Source excerpt »
___

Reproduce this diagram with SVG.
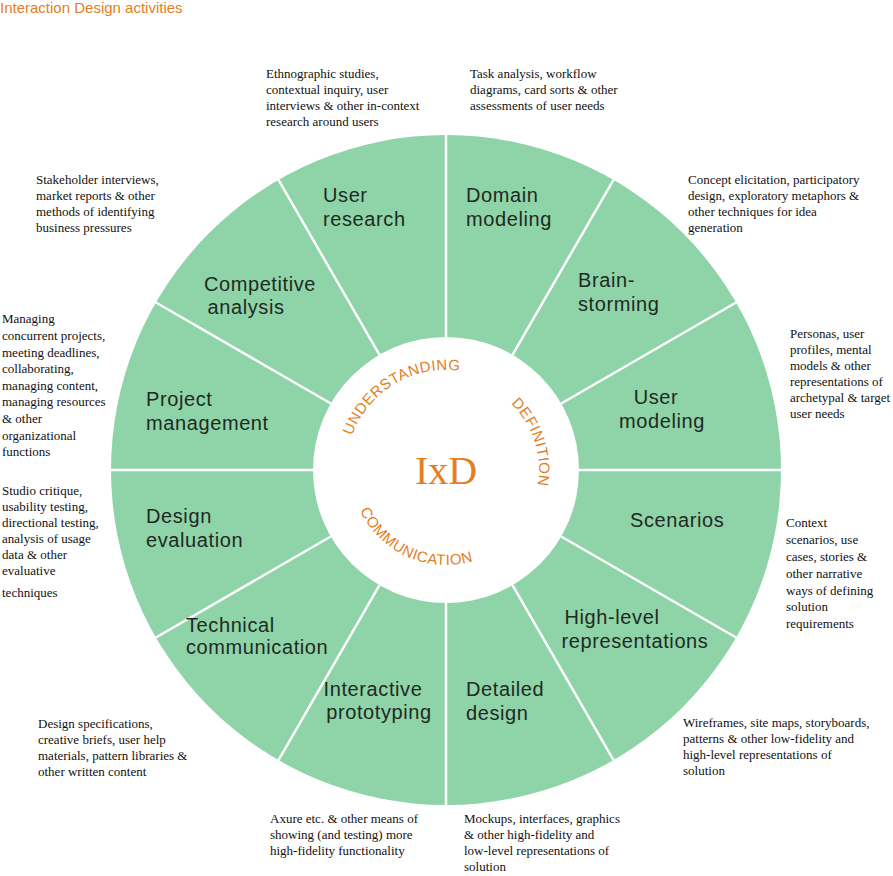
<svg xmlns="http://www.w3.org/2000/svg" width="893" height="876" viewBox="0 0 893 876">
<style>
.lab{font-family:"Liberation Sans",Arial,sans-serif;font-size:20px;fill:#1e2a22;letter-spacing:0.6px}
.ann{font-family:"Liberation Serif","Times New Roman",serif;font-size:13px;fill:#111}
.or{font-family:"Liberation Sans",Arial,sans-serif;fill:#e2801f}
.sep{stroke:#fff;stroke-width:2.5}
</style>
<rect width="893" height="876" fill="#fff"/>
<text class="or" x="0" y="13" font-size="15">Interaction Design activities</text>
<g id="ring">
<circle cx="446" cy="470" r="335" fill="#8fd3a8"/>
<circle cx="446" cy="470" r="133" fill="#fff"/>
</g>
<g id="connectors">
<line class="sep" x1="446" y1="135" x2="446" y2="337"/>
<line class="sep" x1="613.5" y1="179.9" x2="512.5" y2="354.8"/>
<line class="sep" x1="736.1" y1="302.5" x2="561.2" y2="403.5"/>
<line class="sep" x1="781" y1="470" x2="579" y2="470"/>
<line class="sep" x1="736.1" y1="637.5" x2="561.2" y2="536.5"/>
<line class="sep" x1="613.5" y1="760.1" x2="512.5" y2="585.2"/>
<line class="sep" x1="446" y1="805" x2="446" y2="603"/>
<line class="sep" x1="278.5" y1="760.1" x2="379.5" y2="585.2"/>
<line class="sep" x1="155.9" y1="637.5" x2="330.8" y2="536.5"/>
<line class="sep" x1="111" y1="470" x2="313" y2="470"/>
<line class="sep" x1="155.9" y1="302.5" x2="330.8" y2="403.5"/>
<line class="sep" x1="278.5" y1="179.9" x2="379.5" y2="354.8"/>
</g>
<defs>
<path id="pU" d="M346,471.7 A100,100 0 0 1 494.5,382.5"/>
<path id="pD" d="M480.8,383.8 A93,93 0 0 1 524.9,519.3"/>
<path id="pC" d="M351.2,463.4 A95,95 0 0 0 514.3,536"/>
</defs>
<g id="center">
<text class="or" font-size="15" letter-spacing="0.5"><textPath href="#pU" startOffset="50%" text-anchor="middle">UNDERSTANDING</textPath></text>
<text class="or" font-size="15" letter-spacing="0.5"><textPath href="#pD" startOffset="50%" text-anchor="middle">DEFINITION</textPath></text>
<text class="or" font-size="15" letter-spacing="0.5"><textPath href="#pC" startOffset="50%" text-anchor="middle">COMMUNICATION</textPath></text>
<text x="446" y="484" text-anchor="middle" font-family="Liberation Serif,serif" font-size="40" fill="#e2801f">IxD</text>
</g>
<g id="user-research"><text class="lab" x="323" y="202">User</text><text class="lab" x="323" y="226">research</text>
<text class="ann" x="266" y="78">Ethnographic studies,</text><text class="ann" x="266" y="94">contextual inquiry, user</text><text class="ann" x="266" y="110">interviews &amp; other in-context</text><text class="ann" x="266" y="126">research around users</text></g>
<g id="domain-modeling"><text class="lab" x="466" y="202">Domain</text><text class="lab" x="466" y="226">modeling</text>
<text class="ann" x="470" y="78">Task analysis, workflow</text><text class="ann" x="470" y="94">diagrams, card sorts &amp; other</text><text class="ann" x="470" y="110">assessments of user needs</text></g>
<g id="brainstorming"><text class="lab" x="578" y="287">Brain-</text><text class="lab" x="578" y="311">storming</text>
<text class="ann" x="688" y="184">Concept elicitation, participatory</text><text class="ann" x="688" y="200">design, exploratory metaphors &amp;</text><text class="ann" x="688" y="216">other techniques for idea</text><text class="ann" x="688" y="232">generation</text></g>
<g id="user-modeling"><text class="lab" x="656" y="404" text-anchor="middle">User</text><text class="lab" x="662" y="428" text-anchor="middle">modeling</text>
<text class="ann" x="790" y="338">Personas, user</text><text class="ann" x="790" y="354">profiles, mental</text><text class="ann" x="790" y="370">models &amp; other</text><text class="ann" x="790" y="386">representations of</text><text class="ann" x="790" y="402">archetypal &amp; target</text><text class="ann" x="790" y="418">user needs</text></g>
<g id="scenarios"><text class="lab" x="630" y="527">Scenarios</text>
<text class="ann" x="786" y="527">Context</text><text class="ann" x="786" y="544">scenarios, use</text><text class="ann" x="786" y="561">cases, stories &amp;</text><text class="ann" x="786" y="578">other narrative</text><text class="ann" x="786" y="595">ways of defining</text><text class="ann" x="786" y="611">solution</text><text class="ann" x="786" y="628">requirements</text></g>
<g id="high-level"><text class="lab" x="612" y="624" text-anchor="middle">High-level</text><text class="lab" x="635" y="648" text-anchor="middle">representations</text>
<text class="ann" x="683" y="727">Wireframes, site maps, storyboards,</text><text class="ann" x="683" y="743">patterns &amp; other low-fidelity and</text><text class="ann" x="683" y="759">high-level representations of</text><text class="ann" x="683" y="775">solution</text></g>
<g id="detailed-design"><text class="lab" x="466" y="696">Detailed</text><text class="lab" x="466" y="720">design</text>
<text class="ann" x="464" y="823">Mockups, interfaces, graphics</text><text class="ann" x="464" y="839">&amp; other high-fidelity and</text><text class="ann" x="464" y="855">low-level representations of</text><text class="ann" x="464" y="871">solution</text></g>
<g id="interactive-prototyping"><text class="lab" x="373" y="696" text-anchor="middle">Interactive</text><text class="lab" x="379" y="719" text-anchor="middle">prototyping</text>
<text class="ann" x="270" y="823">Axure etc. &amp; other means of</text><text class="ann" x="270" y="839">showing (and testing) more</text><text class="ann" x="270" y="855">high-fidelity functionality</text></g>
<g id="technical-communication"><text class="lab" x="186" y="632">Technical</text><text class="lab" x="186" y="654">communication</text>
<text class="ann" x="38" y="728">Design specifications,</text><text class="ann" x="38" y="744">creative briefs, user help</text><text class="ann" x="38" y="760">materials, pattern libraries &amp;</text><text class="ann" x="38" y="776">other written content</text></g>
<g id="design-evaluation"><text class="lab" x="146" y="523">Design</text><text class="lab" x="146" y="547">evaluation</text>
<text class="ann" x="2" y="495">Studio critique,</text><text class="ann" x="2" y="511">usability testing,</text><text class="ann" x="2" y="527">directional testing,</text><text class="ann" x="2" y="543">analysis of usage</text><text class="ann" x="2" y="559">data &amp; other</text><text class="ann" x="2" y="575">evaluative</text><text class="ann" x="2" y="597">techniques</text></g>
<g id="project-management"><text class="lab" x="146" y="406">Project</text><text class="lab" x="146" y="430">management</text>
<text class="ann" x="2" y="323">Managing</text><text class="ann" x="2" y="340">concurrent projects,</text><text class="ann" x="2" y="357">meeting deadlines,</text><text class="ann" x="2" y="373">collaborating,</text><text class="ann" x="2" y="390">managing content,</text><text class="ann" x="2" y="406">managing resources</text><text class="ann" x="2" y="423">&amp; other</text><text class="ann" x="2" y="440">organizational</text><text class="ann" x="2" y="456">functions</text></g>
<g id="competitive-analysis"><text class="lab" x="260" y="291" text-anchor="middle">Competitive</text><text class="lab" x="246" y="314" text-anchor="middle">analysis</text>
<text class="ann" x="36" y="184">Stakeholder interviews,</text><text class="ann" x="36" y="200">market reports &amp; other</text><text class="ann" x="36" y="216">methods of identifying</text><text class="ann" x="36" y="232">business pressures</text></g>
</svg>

___

Instructions for the task »
Output an exact copy of the material, with the pictures removed.

Solution for this exercise »
Reproduce this diagram with SVG.
<svg xmlns="http://www.w3.org/2000/svg" width="893" height="876" viewBox="0 0 893 876">
<style>
.lab{font-family:"Liberation Sans",Arial,sans-serif;font-size:20px;fill:#1e2a22;letter-spacing:0.6px}
.ann{font-family:"Liberation Serif","Times New Roman",serif;font-size:13px;fill:#111}
.or{font-family:"Liberation Sans",Arial,sans-serif;fill:#e2801f}
.sep{stroke:#fff;stroke-width:2.5}
</style>
<rect width="893" height="876" fill="#fff"/>
<text class="or" x="0" y="13" font-size="15">Interaction Design activities</text>
<g id="ring">
<circle cx="446" cy="470" r="335" fill="#8fd3a8"/>
<circle cx="446" cy="470" r="133" fill="#fff"/>
</g>
<g id="connectors">
<line class="sep" x1="446" y1="135" x2="446" y2="337"/>
<line class="sep" x1="613.5" y1="179.9" x2="512.5" y2="354.8"/>
<line class="sep" x1="736.1" y1="302.5" x2="561.2" y2="403.5"/>
<line class="sep" x1="781" y1="470" x2="579" y2="470"/>
<line class="sep" x1="736.1" y1="637.5" x2="561.2" y2="536.5"/>
<line class="sep" x1="613.5" y1="760.1" x2="512.5" y2="585.2"/>
<line class="sep" x1="446" y1="805" x2="446" y2="603"/>
<line class="sep" x1="278.5" y1="760.1" x2="379.5" y2="585.2"/>
<line class="sep" x1="155.9" y1="637.5" x2="330.8" y2="536.5"/>
<line class="sep" x1="111" y1="470" x2="313" y2="470"/>
<line class="sep" x1="155.9" y1="302.5" x2="330.8" y2="403.5"/>
<line class="sep" x1="278.5" y1="179.9" x2="379.5" y2="354.8"/>
</g>
<defs>
<path id="pU" d="M346,471.7 A100,100 0 0 1 494.5,382.5"/>
<path id="pD" d="M480.8,383.8 A93,93 0 0 1 524.9,519.3"/>
<path id="pC" d="M351.2,463.4 A95,95 0 0 0 514.3,536"/>
</defs>
<g id="center">
<text class="or" font-size="15" letter-spacing="0.5"><textPath href="#pU" startOffset="50%" text-anchor="middle">UNDERSTANDING</textPath></text>
<text class="or" font-size="15" letter-spacing="0.5"><textPath href="#pD" startOffset="50%" text-anchor="middle">DEFINITION</textPath></text>
<text class="or" font-size="15" letter-spacing="0.5"><textPath href="#pC" startOffset="50%" text-anchor="middle">COMMUNICATION</textPath></text>
<text x="446" y="484" text-anchor="middle" font-family="Liberation Serif,serif" font-size="40" fill="#e2801f">IxD</text>
</g>
<g id="user-research"><text class="lab" x="323" y="202">User</text><text class="lab" x="323" y="226">research</text>
<text class="ann" x="266" y="78">Ethnographic studies,</text><text class="ann" x="266" y="94">contextual inquiry, user</text><text class="ann" x="266" y="110">interviews &amp; other in-context</text><text class="ann" x="266" y="126">research around users</text></g>
<g id="domain-modeling"><text class="lab" x="466" y="202">Domain</text><text class="lab" x="466" y="226">modeling</text>
<text class="ann" x="470" y="78">Task analysis, workflow</text><text class="ann" x="470" y="94">diagrams, card sorts &amp; other</text><text class="ann" x="470" y="110">assessments of user needs</text></g>
<g id="brainstorming"><text class="lab" x="578" y="287">Brain-</text><text class="lab" x="578" y="311">storming</text>
<text class="ann" x="688" y="184">Concept elicitation, participatory</text><text class="ann" x="688" y="200">design, exploratory metaphors &amp;</text><text class="ann" x="688" y="216">other techniques for idea</text><text class="ann" x="688" y="232">generation</text></g>
<g id="user-modeling"><text class="lab" x="656" y="404" text-anchor="middle">User</text><text class="lab" x="662" y="428" text-anchor="middle">modeling</text>
<text class="ann" x="790" y="338">Personas, user</text><text class="ann" x="790" y="354">profiles, mental</text><text class="ann" x="790" y="370">models &amp; other</text><text class="ann" x="790" y="386">representations of</text><text class="ann" x="790" y="402">archetypal &amp; target</text><text class="ann" x="790" y="418">user needs</text></g>
<g id="scenarios"><text class="lab" x="630" y="527">Scenarios</text>
<text class="ann" x="786" y="527">Context</text><text class="ann" x="786" y="544">scenarios, use</text><text class="ann" x="786" y="561">cases, stories &amp;</text><text class="ann" x="786" y="578">other narrative</text><text class="ann" x="786" y="595">ways of defining</text><text class="ann" x="786" y="611">solution</text><text class="ann" x="786" y="628">requirements</text></g>
<g id="high-level"><text class="lab" x="612" y="624" text-anchor="middle">High-level</text><text class="lab" x="635" y="648" text-anchor="middle">representations</text>
<text class="ann" x="683" y="727">Wireframes, site maps, storyboards,</text><text class="ann" x="683" y="743">patterns &amp; other low-fidelity and</text><text class="ann" x="683" y="759">high-level representations of</text><text class="ann" x="683" y="775">solution</text></g>
<g id="detailed-design"><text class="lab" x="466" y="696">Detailed</text><text class="lab" x="466" y="720">design</text>
<text class="ann" x="464" y="823">Mockups, interfaces, graphics</text><text class="ann" x="464" y="839">&amp; other high-fidelity and</text><text class="ann" x="464" y="855">low-level representations of</text><text class="ann" x="464" y="871">solution</text></g>
<g id="interactive-prototyping"><text class="lab" x="373" y="696" text-anchor="middle">Interactive</text><text class="lab" x="379" y="719" text-anchor="middle">prototyping</text>
<text class="ann" x="270" y="823">Axure etc. &amp; other means of</text><text class="ann" x="270" y="839">showing (and testing) more</text><text class="ann" x="270" y="855">high-fidelity functionality</text></g>
<g id="technical-communication"><text class="lab" x="186" y="632">Technical</text><text class="lab" x="186" y="654">communication</text>
<text class="ann" x="38" y="728">Design specifications,</text><text class="ann" x="38" y="744">creative briefs, user help</text><text class="ann" x="38" y="760">materials, pattern libraries &amp;</text><text class="ann" x="38" y="776">other written content</text></g>
<g id="design-evaluation"><text class="lab" x="146" y="523">Design</text><text class="lab" x="146" y="547">evaluation</text>
<text class="ann" x="2" y="495">Studio critique,</text><text class="ann" x="2" y="511">usability testing,</text><text class="ann" x="2" y="527">directional testing,</text><text class="ann" x="2" y="543">analysis of usage</text><text class="ann" x="2" y="559">data &amp; other</text><text class="ann" x="2" y="575">evaluative</text><text class="ann" x="2" y="597">techniques</text></g>
<g id="project-management"><text class="lab" x="146" y="406">Project</text><text class="lab" x="146" y="430">management</text>
<text class="ann" x="2" y="323">Managing</text><text class="ann" x="2" y="340">concurrent projects,</text><text class="ann" x="2" y="357">meeting deadlines,</text><text class="ann" x="2" y="373">collaborating,</text><text class="ann" x="2" y="390">managing content,</text><text class="ann" x="2" y="406">managing resources</text><text class="ann" x="2" y="423">&amp; other</text><text class="ann" x="2" y="440">organizational</text><text class="ann" x="2" y="456">functions</text></g>
<g id="competitive-analysis"><text class="lab" x="260" y="291" text-anchor="middle">Competitive</text><text class="lab" x="246" y="314" text-anchor="middle">analysis</text>
<text class="ann" x="36" y="184">Stakeholder interviews,</text><text class="ann" x="36" y="200">market reports &amp; other</text><text class="ann" x="36" y="216">methods of identifying</text><text class="ann" x="36" y="232">business pressures</text></g>
</svg>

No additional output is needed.